La marchandisation de l’eau potable suisse est en cours


Si le lobby qui représente l’eau dans le monde arrivait à la faire privatiser par les dirigeants politiques, l’humanité entière deviendrait leur client captif! L’enjeu est juste incommensurable!

PAR LILIANE HELD-KHAWAM

L’eau. Ressource indispensable à la survie de l’homme est l’objet de toutes les convoitises des marchés financiers. Force est de constater qu’elle est en voie de devenir une marchandise comme n’importe quelle denrée alimentaire.

La demande qui ne cesse d’augmenter face à une offre qui ne cesse de diminuer ne manquera pas, là où elle est privatisée, de propulser le prix de l’eau à des sphères inaccessibles pour la partie la plus vulnérable des populations.

L’accaparement de l’eau est bien plus intéressant que celui du pétrole et du gaz. Vous pouvez vivre sans votre voiture. Mais essayez de vivre sans eau!…

L’Union Européen et les lobbies de l’eau n’ont jamais caché leur intention de privatiser ce bien de première nécessité que la nature offre gratuitement! Problème. Les peuples européens ne veulent pas de cette privatisation et des pétitions ont été lancées pour contrer ce mouvement. 1’884’790 personnes ont demandé en 2013 à la Commission européenne que l’eau soit considérée comme un bien public et soit exclue des règles du marché interne et des processus de libéralisation (mot qui en réalité veut dire privatisation et certainement à un moment ou un autre spéculation). Le processus ne s’est pas arrêté là et se poursuit à ce jour sous le nom de Right2water.

Mais revenons à la réalité financière du marché unique européen. Quelques chiffres montrent que les acteurs privés ne lâcheront pas de sitôt la poule immortelle aux inépuisables œufs d’or.

Le marché se chiffre à moins de 100 trillions de dollars américains (100’000’000’000’000)
Ces trillions sont évalués au prix d’aujourd’hui où l’eau est encore en grande partie en mains des services publics. Que deviendront ces chiffres si l’ensemble de l’eau venait à être privatisée?

A chaque fois que la privatisation des services publics est passée par là, les coûts impartis au contribuable-consommateur ont pris l’ascenseur paupérisant tous les jours plus la population.

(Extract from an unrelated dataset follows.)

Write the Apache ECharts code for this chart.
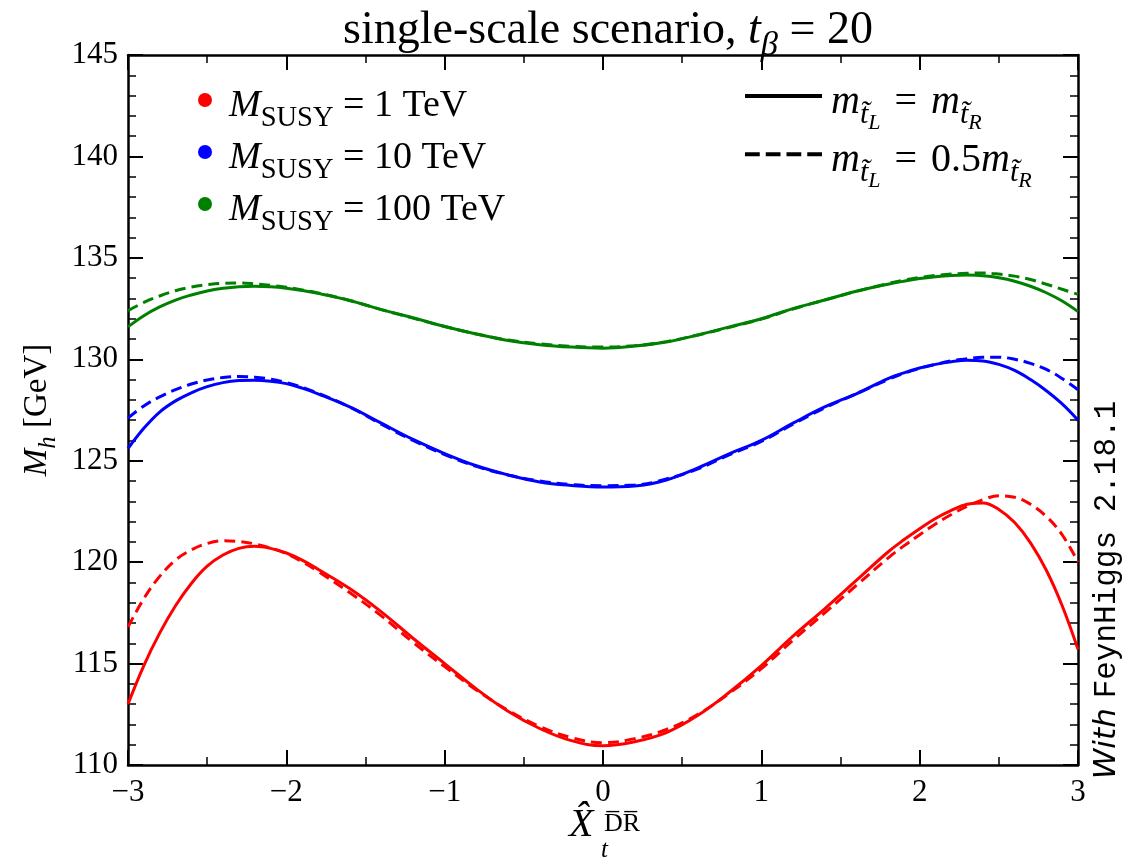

Les promesses de baisse généralisée des prix grâce à un marché «ouvert», «libre» qui évolue dans une «saine concurrence» sont apparues comme autant de mensonges d’État.

Le marché est en réalité «cartellisé», «planifié», «subventionné», «manipulé», «spéculatif», «financiarisé» dont les activités finissent toujours dans le «négoce» et le «trading» du casino de la Finance. Et quand la spéculation a été trop loin, on peut toujours compter sur nos banquiers centraux privés pour qu’ils apportent les réserves financières du pays pour soutenir les indices boursiers à des niveaux artificiellement surévalués.

Pendant ce temps, les lobbies de l’eau s’activent partout. Un Forum appelé The MEP Water Group a été crée au sein du Parlement européen. Son but est, dit-il:

«Ecouter les besoins et les priorités du secteur de l’eau tels que réfléchis au niveau européen. Il se veut un moteur efficace pour positionner l’eau en haut de l’agenda politique européen et pour façonner la future politique européenne de l’eau.»

La Suisse n’échappe pas au processus. Et l’insistance du désir de vendre les barrages hydrauliques intimement liés au château d’eau potable (8% de la réserve d’eau potable du continent européen! Je vous laisse faire les calculs de la valeur inestimable…) nous a mis la puce à l’oreille.

La vente des barrages hydrauliques suisses pourrait constituer une étape qui conduit vers la privatisation de l’eau.

On pourrait dire que la deuxième étape pour aller vers la privatisation serait facilitée par une crise financière, des faillites du genre de Swiss Airlines ou quelque chose de plus lourd tel qu’un effondrement toujours plus probable de la BNS.

Les malheurs d’Alpiq pourraient aussi être un détonateur, si les mêmes équipes en place poursuivent la stratégie expansive et perdante menée jusqu’ici.

Une élite européenne, légitimée par un lobby financier transnational et qui n’a rien de démocratique, travaille ardemment à transférer les richesses et les ressources personnelles, collectives, publiques et naturelles à des cartels privés dont les uniques références sont les performances et la croissance financière. Son leitmotiv qui pourrait être «seule compte la croissance de la profitabilité» ignore parfaitement toute notion d’humanité et de bien commun.

Problème: les décideurs de Berne, de Paris ou d’ailleurs sont tout acquis à cette cause qui leur semble inéluctable.

Le blog de Liliane Held-Khawam.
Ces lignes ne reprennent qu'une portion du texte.